The March issue of University Affairs will follow up this theme with a story about MITACS, a successful example of university-industry collaboration in the Networks of Centres of Excellence program.

Meet the Expert Panel

Chairing the Research and Development Review Expert Panel is Thomas Jenkins, executive chair and chief strategy officer of Open Text Corp., Canada’s largest independent software firm.

The other members are Bev Dahlby, a University of Alberta economist; Arvind Gupta, University of British Columbia computer scientist as well as chief executive and scientific director of the MITACS Network of Centres of Excellence; Monique Leroux, chief executive officer of the Desjardins Group; David Naylor, president of the University of Toronto; and Nobina Robinson, chief executive of Polytechnics Canada.

The group has a mandate to review the following:

  • Ottawa’s $7 billion investment in business R&D, including tax incentive policies such as the Scientific Research and Experimental Development program;
  • direct or sector-specific support mechanisms, such as the Industrial Research Assistance Program and Strategic Aerospace and Defence Initiative;
  • programs that support business R&D through various granting councils, departments, agencies and centres of excellence geared at commercializing innovation.

In late December, the expert panel released a consultation paper and began what it called a national dialogue “on what’s working and what’s not, and, most importantly, about the opportunities [Canadians] see for Canada to do better in the future.”

Or is it the way we measure …

Although he’s based at the epicentre of Ottawa’s policy machinery, veteran Statistics Canada economist John Baldwin has a message that runs sharply counter to much of the conventional wisdom that emanates from the capital’s think tanks. “There’s an awful lot of innovation taking place,” says Dr. Baldwin, director of StatsCan’s economic analysis division. The problem is that Canadian policy doesn’t recognize it as such.

Dr. Baldwin argues that R&D is a capital investment, just like machinery. Companies that import this kind of activity are furthering the cause of Canadian productivity in precisely the same way as firms that purchase sophisticated manufacturing equipment from off-shore suppliers.

But the way the Canadian government measures R&D activity routinely excludes the on-the-job, engineering-driven innovation that also produces real productivity gains, he says. Why? Politicians and policymakers place a higher value on research labs populated by white-coated scientists than on the real-world problem solving that routinely takes place on factory floors, mine sites and drilling platforms.

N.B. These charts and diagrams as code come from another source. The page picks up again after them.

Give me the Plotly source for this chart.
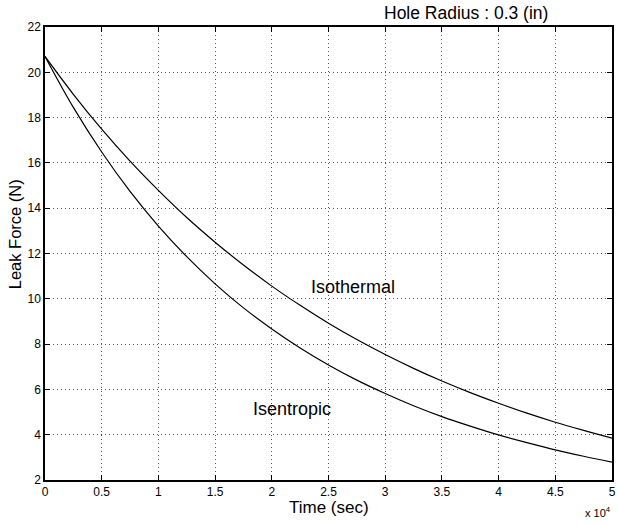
import plotly.graph_objects as go

# Data (time in seconds, force in N)
time_s = [0, 2500, 5000, 7500, 10000, 12500, 15000, 17500, 20000, 22500, 25000,
          27500, 30000, 32500, 35000, 37500, 40000, 42500, 45000, 47500, 50000]
isothermal = [20.70, 19.03, 17.49, 16.08, 14.79, 13.59, 12.50, 11.49, 10.56, 9.71, 8.92,
              8.20, 7.54, 6.93, 6.37, 5.86, 5.39, 4.95, 4.55, 4.19, 3.85]
isentropic = [20.70, 18.45, 16.48, 14.74, 13.21, 11.86, 10.66, 9.60, 8.67, 7.83, 7.08,
              6.41, 5.82, 5.28, 4.80, 4.38, 3.99, 3.65, 3.33, 3.05, 2.79]

x_tickvals = [0, 5000, 10000, 15000, 20000, 25000, 30000, 35000, 40000, 45000, 50000]
x_ticktext = ["0", "0.5", "1", "1.5", "2", "2.5", "3", "3.5", "4", "4.5", "5"]
y_tickvals = [2, 4, 6, 8, 10, 12, 14, 16, 18, 20, 22]

FONT = "Liberation Sans, Arial, Helvetica, sans-serif"

fig = go.Figure()
fig.add_trace(go.Scatter(x=time_s, y=isothermal, mode="lines", name="Isothermal",
                         line=dict(color="black", width=1.2, shape="spline")))
fig.add_trace(go.Scatter(x=time_s, y=isentropic, mode="lines", name="Isentropic",
                         line=dict(color="black", width=1.2, shape="spline")))

axis_common = dict(
    showline=True, linecolor="black", linewidth=1.5, mirror="ticks",
    ticks="inside", ticklen=5, tickcolor="black", tickwidth=1,
    showgrid=True, gridcolor="#555555", griddash="1px,3px", gridwidth=1,
    zeroline=False, ticklabeloverflow="allow",
    tickfont=dict(family=FONT, size=12, color="black"),
)

fig.update_layout(
    width=618, height=525,
    margin=dict(l=45, r=2, t=27, b=45),
    paper_bgcolor="white", plot_bgcolor="white",
    showlegend=False,
    font=dict(family=FONT, color="black"),
    xaxis=dict(range=[0, 50000], tickvals=x_tickvals, ticktext=x_ticktext, **axis_common),
    yaxis=dict(range=[2, 22], tickvals=y_tickvals, **axis_common),
    annotations=[
        dict(text="Hole Radius : 0.3 (in)", xref="paper", yref="paper", x=0.742, y=1.031,
             xanchor="center", yanchor="middle", showarrow=False, font=dict(size=17.5)),
        dict(text="Isothermal", xref="x", yref="y", x=27200, y=10.52,
             xanchor="center", yanchor="middle", showarrow=False, font=dict(size=18)),
        dict(text="Isentropic", xref="x", yref="y", x=21750, y=5.12,
             xanchor="center", yanchor="middle", showarrow=False, font=dict(size=18)),
        dict(text="Time (sec)", xref="paper", yref="paper", x=0.501, y=-0.0618,
             xanchor="center", yanchor="middle", showarrow=False, font=dict(size=17)),
        dict(text="Leak Force (N)", xref="paper", yref="paper", x=-0.0525, y=0.543,
             xanchor="center", yanchor="middle", showarrow=False, textangle=-90,
             font=dict(size=16.5)),
        dict(text="x 10<sup>4</sup>", xref="paper", yref="paper", x=0.975, y=-0.0706,
             xanchor="center", yanchor="middle", showarrow=False, font=dict(size=11)),
    ],
)

# Remove the default page margin so the figure sits at the window's top-left corner.
fig.write_html("out.html", config={"displayModeBar": False},
               post_script="document.body.style.margin='0';")
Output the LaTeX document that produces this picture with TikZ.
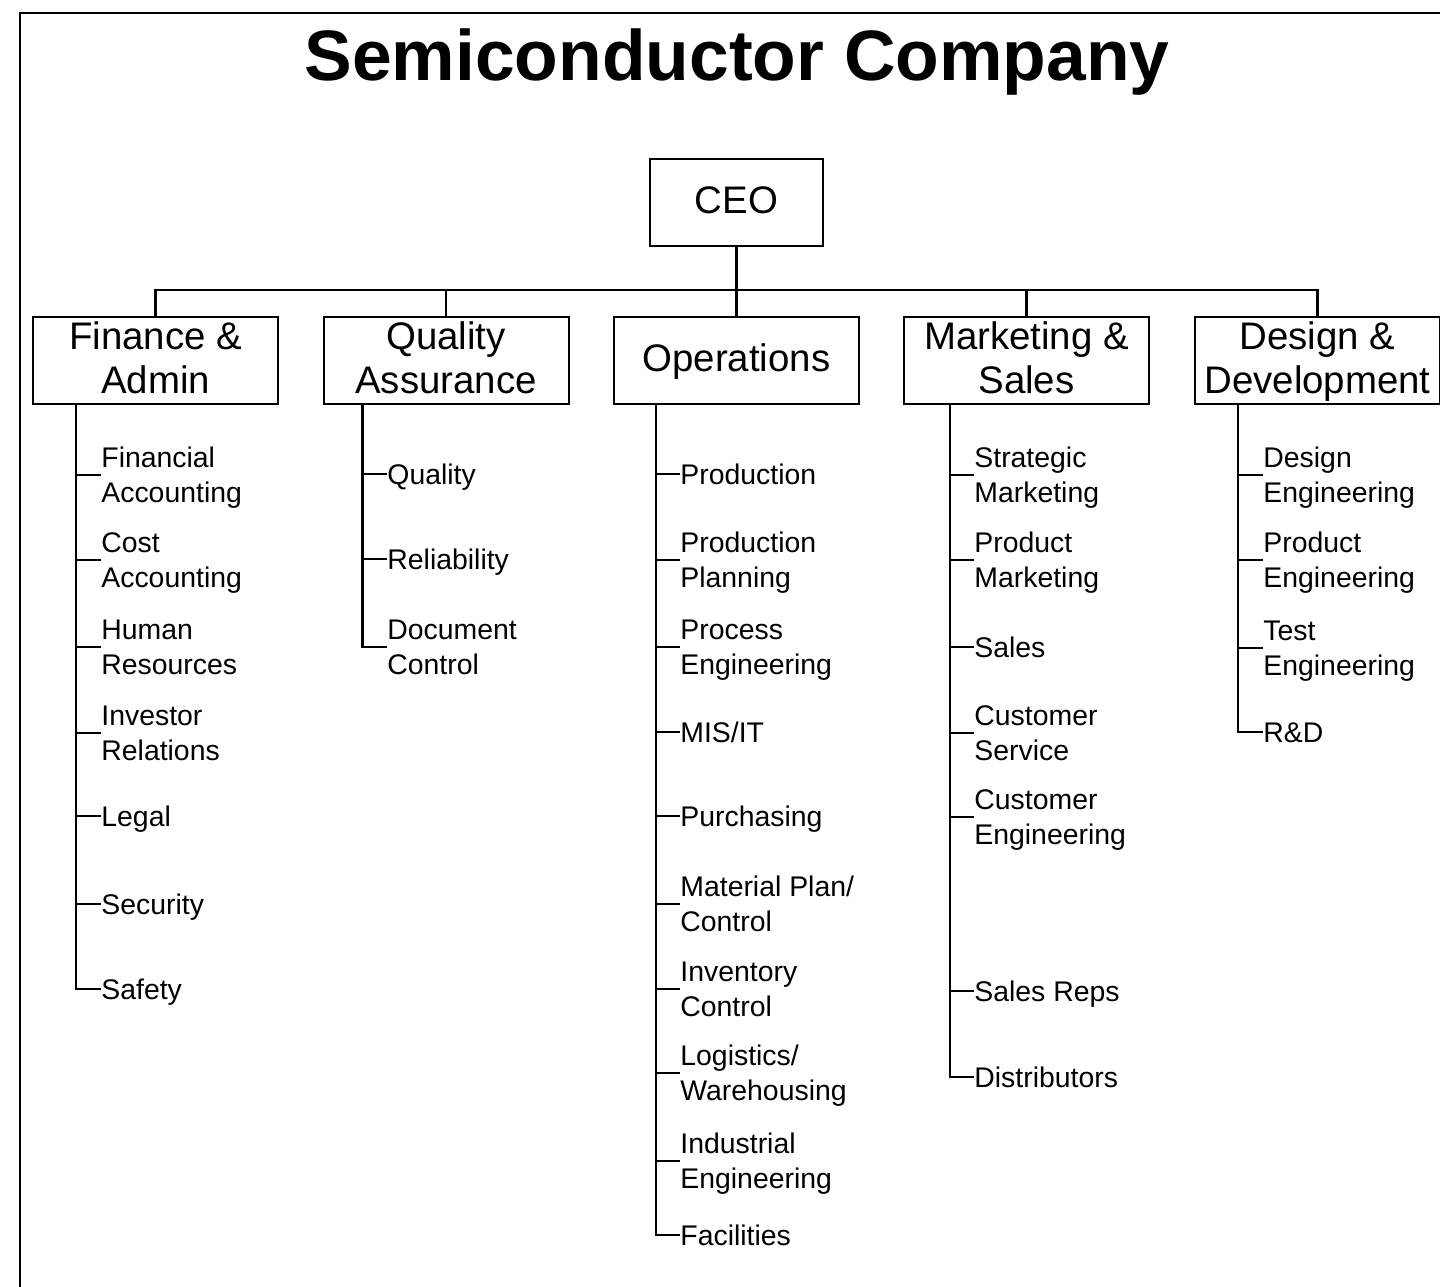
\documentclass[tikz,border=0pt]{standalone}
\usepackage{fontspec}
\setmainfont{Liberation Sans}
\newcommand\unitstrut{\rule[-4pt]{0pt}{19.3pt}}
\newcommand\leafstrut{\rule[-3pt]{0pt}{16.4pt}}

\begin{document}
\begin{tikzpicture}[x=0.5pt, y=-0.5pt,
    unit/.style={draw, line width=1pt, inner sep=0pt, minimum width=122.5pt, minimum height=43.5pt, align=center, font=\fontsize{19.2}{22}\selectfont},
    leaf/.style={anchor=west, inner sep=0pt, align=left, font=\fontsize{14.2}{17.5}\selectfont},
    link/.style={line width=1.2pt}]
    \useasboundingbox (0,0) rectangle (1440,1286);
    \clip (0,0) rectangle (1440,1286);
    \draw [line width=1pt] (20,13) rectangle (1480,1320);
    \node [anchor=base, font=\bfseries\fontsize{35.7}{40}\selectfont] (title) at (737,80) {Semiconductor Company};

    \node [unit, minimum width=86.5pt] (ceo) at (736.5,202.5) {\unitstrut CEO\unitstrut};
    \node [unit] (fin) at (155.5,360.5) {\unitstrut Finance \&\\Admin\unitstrut};
    \node [unit] (qa) at (446,360.5) {\unitstrut Quality\\Assurance\unitstrut};
    \node [unit] (ops) at (736.5,360.5) {\unitstrut Operations\unitstrut};
    \node [unit] (mkt) at (1026.5,360.5) {\unitstrut Marketing \&\\Sales\unitstrut};
    \node [unit] (dev) at (1317.5,360.5) {\unitstrut Design \&\\Development\unitstrut};
    \foreach \d in {fin,qa,ops,mkt,dev}
        \draw [link] (ceo.south) -- ++(0,43) -| (\d.north);

    \foreach \t/\y [count=\i] in {{Financial\\Accounting}/475, {Cost\\Accounting}/560, {Human\\Resources}/647, {Investor\\Relations}/733, Legal/816, Security/904, Safety/989}
        \node [leaf] (fin\i) at (101,\y) {\leafstrut\t\leafstrut};
    \foreach \t/\y [count=\i] in {Quality/474, Reliability/559, {Document\\Control}/647}
        \node [leaf] (qa\i) at (387,\y) {\leafstrut\t\leafstrut};
    \foreach \t/\y [count=\i] in {Production/474, {Production\\Planning}/560, {Process\\Engineering}/647, {MIS/IT}/732, Purchasing/816, {Material Plan/\\Control}/904, {Inventory\\Control}/989, {Logistics/\\Warehousing}/1073, {Industrial\\Engineering}/1161, Facilities/1235}
        \node [leaf] (ops\i) at (680,\y) {\leafstrut\t\leafstrut};
    \foreach \t/\y [count=\i] in {{Strategic\\Marketing}/475, {Product\\Marketing}/560, Sales/647, {Customer\\Service}/733, {Customer\\Engineering}/817, Sales Reps/991, Distributors/1077}
        \node [leaf] (mkt\i) at (974,\y) {\leafstrut\t\leafstrut};
    \foreach \t/\y [count=\i] in {{Design\\Engineering}/475, {Product\\Engineering}/560, {Test\\Engineering}/648, R\&D/732}
        \node [leaf] (dev\i) at (1263,\y) {\leafstrut\t\leafstrut};

    \foreach \grp/\n/\dx in {fin/7/22pt, qa/3/20pt, ops/10/21.5pt, mkt/7/23.5pt, dev/4/22pt} {
        \coordinate (\grp bar) at ([xshift=\dx]\grp.south west);
        \draw [link] (\grp bar) |- (\grp\n.west);
        \foreach \i in {1,...,\n}
            \draw [link] (\grp\i.west) -- (\grp\i.west -| \grp bar);
    }
\end{tikzpicture}
\end{document}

Dr. Baldwin learned this lesson years ago during a conversation with the president of a small but fleet-footed steel manufacturer. The executive told Dr. Baldwin that the company doesn’t spend a cent on R&D; instead it puts a lot of capital into engineered improvements to the production process. The result: the sort of productivity improvements governments crave.

He names several drilling techniques that Canadian oil and gas exploration firms have developed in shale gas extraction – innovations that have had a “huge impact on the price we pay for energy.” These engineering activities also yield lasting knowledge that disperses through the economy. “But we don’t count that as part of the innovation this country makes,” says Dr. Baldwin.